A significant percentage of developed cultures have adopted lifestyles of voluntary simplicity, favoring a slower pace and less choice. There is growing public awareness of individual modesty in the use of natural resources.
Abundance of data on safety statistics and hidden costs has spurred a movement towards risk awareness. Some people have become safety fanatics; others are prepared to trade risk for other benefits. Risk segregation occurs in some places.
Open access to networks of trust, crowd wisdom and hi-quality data is spontaneously and rapidly educating, spreading new ideas and shifting age-old perceptions as they sweep through large populations.
Urban planning lobbies fail to gain political clout, leading to accelerating urban sprawl. In most locations, this leads to widespread social disharmonies, rising crime, inter-demographic tensions and traffic gridlock.
Urban planning focused on mixed zoning and denser housing complexes with all essential facilities (stores, schools, medical clinics, theaters, etc.) within walking distance of, or embedded in residential areas.
Physical tourism is primarily affordable to the wealthy; the majority tour virtually thanks to high resolution 3D, on-line worlds.

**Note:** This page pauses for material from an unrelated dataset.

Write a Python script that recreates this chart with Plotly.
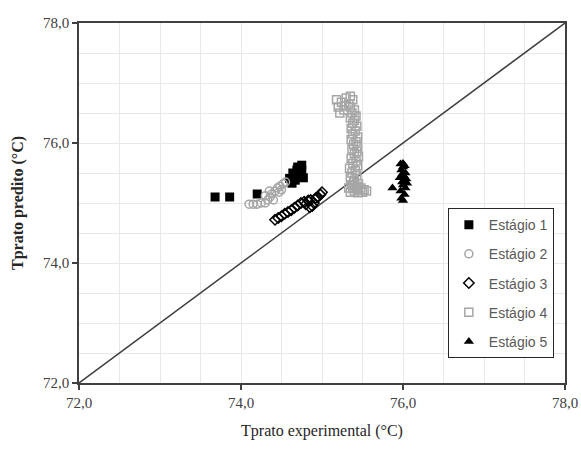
import plotly.graph_objects as go

# Estágio 1 (black filled squares)
x1 = [73.68, 73.86, 74.20, 74.60, 74.63, 74.64, 74.67, 74.69, 74.72, 74.75, 74.77, 74.75, 74.70, 74.66]
y1 = [75.10, 75.10, 75.15, 75.41, 75.33, 75.50, 75.38, 75.55, 75.45, 75.63, 75.42, 75.55, 75.60, 75.47]

# Estágio 2 (gray open circles)
x2 = [74.10, 74.15, 74.20, 74.25, 74.30, 74.33, 74.36, 74.30, 74.38, 74.42, 74.45, 74.48, 74.52, 74.55, 74.40, 74.47, 74.35, 74.50]
y2 = [74.98, 74.98, 74.98, 75.00, 75.00, 75.05, 75.10, 75.12, 75.15, 75.20, 75.25, 75.28, 75.32, 75.35, 75.05, 75.18, 75.20, 75.22]

# Estágio 3 (black open diamonds)
x3 = [74.42, 74.46, 74.50, 74.54, 74.58, 74.62, 74.66, 74.70, 74.74, 74.78, 74.80, 74.83, 74.86, 74.88, 74.92, 74.95, 74.98, 75.00, 74.85, 74.90]
y3 = [74.72, 74.75, 74.78, 74.82, 74.85, 74.88, 74.92, 74.96, 75.00, 75.02, 74.98, 75.04, 75.05, 74.95, 75.08, 75.10, 75.14, 75.18, 74.93, 75.00]

# Estágio 4 (gray open squares)
x4 = [75.18, 75.20, 75.24, 75.27, 75.30, 75.35, 75.38, 75.33, 75.22, 75.28,
      75.35, 75.40, 75.37, 75.42, 75.35, 75.40, 75.38, 75.43, 75.36, 75.41,
      75.38, 75.44, 75.36, 75.42, 75.39, 75.44, 75.37, 75.43, 75.40, 75.45,
      75.36, 75.42, 75.38, 75.44, 75.34, 75.41, 75.37, 75.43, 75.35, 75.40,
      75.39, 75.45, 75.36, 75.42, 75.38, 75.44,
      75.33, 75.40, 75.45, 75.50, 75.55, 75.38, 75.48, 75.52, 75.35, 75.44]
y4 = [76.72, 76.60, 76.68, 76.55, 76.75, 76.78, 76.72, 76.65, 76.50, 76.62,
      76.60, 76.55, 76.50, 76.45, 76.42, 76.38, 76.33, 76.28, 76.24, 76.20,
      76.15, 76.10, 76.06, 76.02, 75.98, 75.94, 75.90, 75.86, 75.82, 75.78,
      75.74, 75.70, 75.66, 75.62, 75.58, 75.54, 75.50, 75.46, 75.42, 75.38,
      75.35, 75.32, 75.30, 75.26, 75.24, 75.28,
      75.25, 75.20, 75.22, 75.18, 75.20, 75.30, 75.25, 75.22, 75.18, 75.17]

# Estágio 5 (black filled triangles)
x5 = [75.87, 75.98, 76.00, 76.02, 75.97, 76.03, 76.00, 75.99, 76.04, 75.96, 76.01, 76.03, 75.98, 76.00, 76.02, 75.99, 76.01, 76.00, 76.05, 75.97]
y5 = [75.25, 75.08, 75.04, 75.14, 75.20, 75.25, 75.30, 75.35, 75.40, 75.42, 75.45, 75.50, 75.55, 75.60, 75.62, 75.48, 75.38, 75.66, 75.33, 75.65]

diag = [72.0, 78.0]

series = [
    ("Estágio 1", x1, y1, dict(symbol="square", color="black", size=9, line=dict(width=0))),
    ("Estágio 2", x2, y2, dict(symbol="circle-open", color="#a6a6a6", size=8, line=dict(width=1.5))),
    ("Estágio 3", x3, y3, dict(symbol="diamond-open", color="black", size=8, line=dict(width=1.5))),
    ("Estágio 4", x4, y4, dict(symbol="square-open", color="#a6a6a6", size=8, line=dict(width=1.5))),
    ("Estágio 5", x5, y5, dict(symbol="triangle-up", color="black", size=9, line=dict(width=0))),
]

fig = go.Figure()
fig.add_trace(go.Scatter(x=diag, y=diag, mode="lines", line=dict(color="#404040", width=1.5),
                         showlegend=False, hoverinfo="skip"))
for i, (name, xs, ys, mk) in enumerate(series):
    fig.add_trace(go.Scatter(x=xs, y=ys, mode="markers", name=name, marker=mk,
                             legendgroup=f"g{i}"))

axis_common = dict(
    range=[72, 78], dtick=2, tick0=72, tickformat=".1f",
    showgrid=True, gridcolor="#e8e8e8", gridwidth=1,
    minor=dict(dtick=0.5, showgrid=True, gridcolor="#e8e8e8", gridwidth=1),
    showline=True, linecolor="#404040", linewidth=1.5, mirror=True,
    ticks="outside", ticklen=5, tickcolor="#404040", tickwidth=1.5,
    zeroline=False, automargin=False,
    tickfont=dict(family="Liberation Serif, Times New Roman, serif", size=15, color="#404040"),
)

fig.update_xaxes(**axis_common,
                 title=dict(text="Tprato experimental (°C)",
                            font=dict(family="Liberation Serif, Times New Roman, serif", size=16, color="#262626")))
fig.update_yaxes(**axis_common,
                 title=dict(text="<b>Tprato predito (°C)</b>",
                            font=dict(family="Liberation Serif, Times New Roman, serif", size=16, color="#262626")))

fig.update_layout(
    width=581, height=450,
    margin=dict(l=79, r=16, t=23, b=67, autoexpand=False),
    paper_bgcolor="white", plot_bgcolor="white",
    separators=",.",
    showlegend=True,
    legend=dict(
        x=0.759, y=0.486, xanchor="left", yanchor="top",
        bgcolor="white", bordercolor="#262626", borderwidth=1,
        font=dict(family="Liberation Sans Narrow, Liberation Sans, sans-serif", size=14, color="#595959"),
        tracegroupgap=8, traceorder="grouped",
        itemwidth=30,
    ),
)

fig.write_html("out.html",
               config={"displayModeBar": False},
               post_script="document.body.style.margin='0px';document.body.style.overflow='hidden';")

People who have to go to a central place of work (factories, schools, hospitals, utility facilities, for instance), work either three or four days per week.
Population growth is rising much faster than predicted. This creates an imbalance between urban and rural areas: providing land for urban sprawl competes with agricultural production.
Improvements in videoconferencing, i.e.: sharing, security and enterprise work processes, make telecommuting appealing to the majority. Most workers still typically leave home but work in local, shared telecommuting centers.